BOLSA DE ESPECIALISTAS
VISÃO, 04-10-2021 por Adão Carvalho, Secretário-Geral do SMMP


Afinal, em vez de lançarem críticas para o ar, manifestamente infundamentadas, de um populismo básico, que nada credibilizam a classe política, seria bom que esclarecessem onde e quando é que naquele caso concreto o Tribunal agiu mal ou, melhor, como fundamentariam naquele caso um concreto perigo de fuga e quando. Dez dias antes? Um mês? Um ano?


A facilidade com que os partidos com assento parlamentar se unem em críticas ao sistema judicial a propósito de casos concretos, em clara contradição com as leis que aprovaram e sacudindo para os Tribunais a responsabilidade que só aos mesmos compete, é deveras preocupante.

Basta atentarmos no que se passou na última semana a propósito da pretensa “fuga à justiça” de João Rendeiro.

Afinal, em vez de lançarem críticas para o ar, manifestamente infundamentadas, de um populismo básico, que nada credibilizam a classe política, seria bom que esclarecessem onde e quando é que naquele caso concreto o Tribunal agiu mal ou, melhor, como fundamentariam naquele caso um concreto perigo de fuga e quando. Dez dias antes? Um mês?

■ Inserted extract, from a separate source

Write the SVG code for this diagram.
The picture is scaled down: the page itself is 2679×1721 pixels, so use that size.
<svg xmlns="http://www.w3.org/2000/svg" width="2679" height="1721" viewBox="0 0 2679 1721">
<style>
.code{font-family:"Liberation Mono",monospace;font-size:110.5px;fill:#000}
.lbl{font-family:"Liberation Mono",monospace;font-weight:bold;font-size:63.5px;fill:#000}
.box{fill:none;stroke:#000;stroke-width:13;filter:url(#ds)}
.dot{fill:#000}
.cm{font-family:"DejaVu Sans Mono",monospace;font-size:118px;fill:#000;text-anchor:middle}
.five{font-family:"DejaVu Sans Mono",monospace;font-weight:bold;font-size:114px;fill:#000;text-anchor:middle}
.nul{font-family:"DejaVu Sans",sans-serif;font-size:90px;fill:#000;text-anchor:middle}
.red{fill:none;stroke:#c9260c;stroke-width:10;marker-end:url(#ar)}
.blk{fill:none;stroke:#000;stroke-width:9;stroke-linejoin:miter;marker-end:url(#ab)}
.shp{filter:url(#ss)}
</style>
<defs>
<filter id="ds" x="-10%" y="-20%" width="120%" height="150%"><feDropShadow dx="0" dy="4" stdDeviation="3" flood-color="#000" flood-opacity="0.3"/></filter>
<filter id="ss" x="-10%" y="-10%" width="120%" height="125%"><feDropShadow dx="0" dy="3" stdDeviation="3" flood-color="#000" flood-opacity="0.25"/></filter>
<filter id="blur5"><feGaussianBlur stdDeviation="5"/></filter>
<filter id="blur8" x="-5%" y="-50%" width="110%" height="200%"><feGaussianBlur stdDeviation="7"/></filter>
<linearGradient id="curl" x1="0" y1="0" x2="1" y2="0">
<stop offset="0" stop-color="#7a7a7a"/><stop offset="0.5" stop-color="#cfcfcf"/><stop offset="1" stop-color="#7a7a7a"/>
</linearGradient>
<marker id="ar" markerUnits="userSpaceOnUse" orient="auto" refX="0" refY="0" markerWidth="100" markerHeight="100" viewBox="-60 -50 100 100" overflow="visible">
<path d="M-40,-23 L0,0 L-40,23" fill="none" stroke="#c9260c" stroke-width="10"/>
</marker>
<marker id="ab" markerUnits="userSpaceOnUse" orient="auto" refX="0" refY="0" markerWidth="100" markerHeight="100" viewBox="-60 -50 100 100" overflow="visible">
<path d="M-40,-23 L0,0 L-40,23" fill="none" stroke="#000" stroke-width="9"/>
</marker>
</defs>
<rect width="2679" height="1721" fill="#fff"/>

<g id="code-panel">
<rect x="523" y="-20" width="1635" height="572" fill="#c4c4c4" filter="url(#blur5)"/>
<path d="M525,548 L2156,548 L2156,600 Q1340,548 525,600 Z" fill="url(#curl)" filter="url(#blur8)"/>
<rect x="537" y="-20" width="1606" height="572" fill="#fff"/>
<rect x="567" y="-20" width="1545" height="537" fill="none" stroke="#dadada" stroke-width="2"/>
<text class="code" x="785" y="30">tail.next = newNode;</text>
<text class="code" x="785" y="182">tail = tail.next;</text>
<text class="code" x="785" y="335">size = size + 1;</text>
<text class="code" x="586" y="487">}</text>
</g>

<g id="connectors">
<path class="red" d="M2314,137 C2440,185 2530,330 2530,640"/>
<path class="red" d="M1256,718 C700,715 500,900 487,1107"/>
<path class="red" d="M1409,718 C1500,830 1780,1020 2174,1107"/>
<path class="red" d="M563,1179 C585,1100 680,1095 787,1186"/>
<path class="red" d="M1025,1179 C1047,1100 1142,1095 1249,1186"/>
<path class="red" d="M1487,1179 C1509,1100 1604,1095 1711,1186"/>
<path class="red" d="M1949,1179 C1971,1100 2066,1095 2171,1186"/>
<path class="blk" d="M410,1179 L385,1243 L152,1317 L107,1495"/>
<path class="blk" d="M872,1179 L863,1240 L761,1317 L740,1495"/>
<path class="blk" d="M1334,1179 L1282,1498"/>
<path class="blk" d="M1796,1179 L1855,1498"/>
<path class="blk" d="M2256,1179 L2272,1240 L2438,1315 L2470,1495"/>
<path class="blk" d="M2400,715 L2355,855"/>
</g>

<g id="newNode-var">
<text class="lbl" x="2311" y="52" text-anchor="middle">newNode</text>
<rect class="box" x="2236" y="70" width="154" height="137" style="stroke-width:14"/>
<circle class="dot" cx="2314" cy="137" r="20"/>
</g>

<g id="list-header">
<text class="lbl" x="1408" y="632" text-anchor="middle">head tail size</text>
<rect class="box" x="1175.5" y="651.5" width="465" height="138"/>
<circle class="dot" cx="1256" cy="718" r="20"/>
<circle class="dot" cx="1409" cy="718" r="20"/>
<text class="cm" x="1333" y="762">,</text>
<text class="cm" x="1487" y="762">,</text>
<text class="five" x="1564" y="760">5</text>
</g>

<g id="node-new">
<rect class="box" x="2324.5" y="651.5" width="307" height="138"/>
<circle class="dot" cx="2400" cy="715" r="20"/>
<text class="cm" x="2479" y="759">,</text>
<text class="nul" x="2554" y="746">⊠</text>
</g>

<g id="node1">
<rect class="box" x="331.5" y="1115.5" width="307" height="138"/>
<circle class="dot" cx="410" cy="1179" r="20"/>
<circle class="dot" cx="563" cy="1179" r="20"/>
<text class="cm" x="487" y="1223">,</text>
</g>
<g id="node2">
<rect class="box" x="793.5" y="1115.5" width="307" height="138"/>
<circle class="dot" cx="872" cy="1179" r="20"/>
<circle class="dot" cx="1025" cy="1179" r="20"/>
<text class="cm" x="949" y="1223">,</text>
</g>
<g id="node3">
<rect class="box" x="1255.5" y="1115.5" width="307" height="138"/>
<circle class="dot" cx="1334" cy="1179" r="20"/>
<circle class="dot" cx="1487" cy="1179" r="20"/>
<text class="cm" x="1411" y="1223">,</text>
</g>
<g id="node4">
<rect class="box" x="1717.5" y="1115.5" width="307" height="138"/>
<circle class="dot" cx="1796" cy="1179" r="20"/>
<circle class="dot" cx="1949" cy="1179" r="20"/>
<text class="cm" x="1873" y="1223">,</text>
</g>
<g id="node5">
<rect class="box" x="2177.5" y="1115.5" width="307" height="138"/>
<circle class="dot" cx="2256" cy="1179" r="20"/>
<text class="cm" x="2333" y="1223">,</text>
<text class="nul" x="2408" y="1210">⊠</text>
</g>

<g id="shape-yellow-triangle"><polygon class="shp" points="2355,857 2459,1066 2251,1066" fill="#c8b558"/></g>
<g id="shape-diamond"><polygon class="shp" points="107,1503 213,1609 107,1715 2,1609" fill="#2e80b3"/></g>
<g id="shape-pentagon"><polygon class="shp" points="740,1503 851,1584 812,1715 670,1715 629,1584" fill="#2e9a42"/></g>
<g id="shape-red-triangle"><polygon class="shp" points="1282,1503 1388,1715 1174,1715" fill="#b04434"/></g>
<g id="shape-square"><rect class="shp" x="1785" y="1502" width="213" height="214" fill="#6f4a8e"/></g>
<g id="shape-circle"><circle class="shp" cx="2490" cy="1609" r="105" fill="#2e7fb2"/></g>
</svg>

Um ano?

Desde o célebre processo “Casa Pia” que assistimos por parte do parlamento a alterações ao Código de Processo Penal no sentido de limitar quer a detenção fora de flagrante delito de um arguido, quer mesmo a aplicação da medida de coação de prisão preventiva, sustentando-se tais alterações em pretensas violações do princípio da presunção de inocência e no recurso abusivo a tais instrumentos.

Tanto assim que na reforma operada pela Lei n.º 48/2007 o legislador limitou de tal forma a possibilidade de detenção de um arguido fora de flagrante delito, cingindo tal possibilidade apenas às situações em que houvesse fundadas razões para considerar que o visado se não apresentaria espontaneamente perante autoridade judiciária no prazo que lhe fosse fixado que, em 2010, perante a perceção inequívoca de que tal era manifestamente insuficiente, foi necessário proceder a nova alteração para abranger igualmente as situações em que estavam em causa exigências como o perigo de continuação da atividade criminosa, perturbação do inquérito ou mesmo a proteção da vítima.

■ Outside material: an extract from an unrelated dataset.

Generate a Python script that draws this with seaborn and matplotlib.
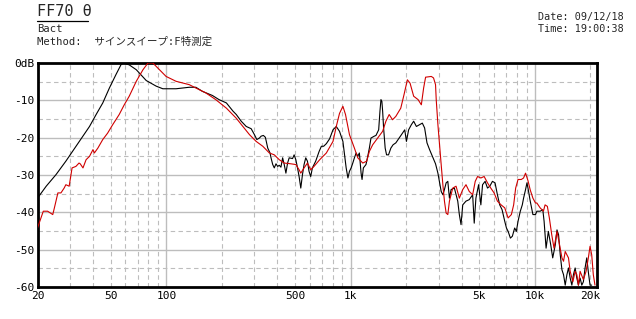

O perigo de fuga exigido para a aplicação de uma medida de coação mais restritiva da liberdade que o termo de identidade e residência exige que do processo resulte evidenciado um concreto perigo de fuga.

A mera condenação do arguido em primeira instância numa pena de prisão efetiva não pode, à luz da atual legislação processual penal aprovada pela Assembleia da República, sustentar ou fundamentar um perigo concreto de fuga.

Também não é suficientemente o facto de o arguido ter interesses financeiros ou patrimoniais no estrangeiro ou ter poder económico para fugir.

Tais circunstâncias não passam de uma presunção ou perigo abstrato de fuga, mas que à luz da doutrina e jurisprudência unânimes não são suficientes para fundamentar a agravação do estatuto coativo do arguido.

Por outro lado, o termo de identidade e residência apenas vincula os arguidos a comunicarem ao processo, quando se ausentem da residência por mais de cinco dias, o local onde podem ser encontrados.

Se um arguido sempre compareceu quando convocado e igualmente sempre comunicou as suas ausências superiores a cinco dias, não pode o Tribunal concluir pela verificação em concreto do perigo de fuga e sustentar a aplicação de uma medida de coação privativa da liberdade com base no mesmo.

Os partidos políticos não podem querer que os tribunais tomem decisões ilegais, isto é, contrárias às leis aprovadas na Assembleia da República.

Quando atacam o sistema de justiça estão a sacudir a água do capote e a não assumir as suas responsabilidades.

Se os grupos parlamentares entendem que perante uma condenação em primeira instância, que condene um arguido a uma pena de prisão efetiva, existe a necessidade de garantir a efetividade do cumprimento da pena com base numa presunção abstrata do perigo de fuga, então assumam as suas responsabilidades e cumpram a função para a qual foram eleitos, alterando a lei processual penal e retirando efeito suspensivo aos recursos, de forma a que o condenado inicie imediatamente o cumprimento da pena.

Não podem é de forma infundamentada e leviana atirar as culpas para o sistema de justiça, de forma a escaparem airosamente às suas responsabilidades e, para além disso, aproveitarem politicamente a situação para ensaiarem mais um ataque à autonomia e independência das magistraturas.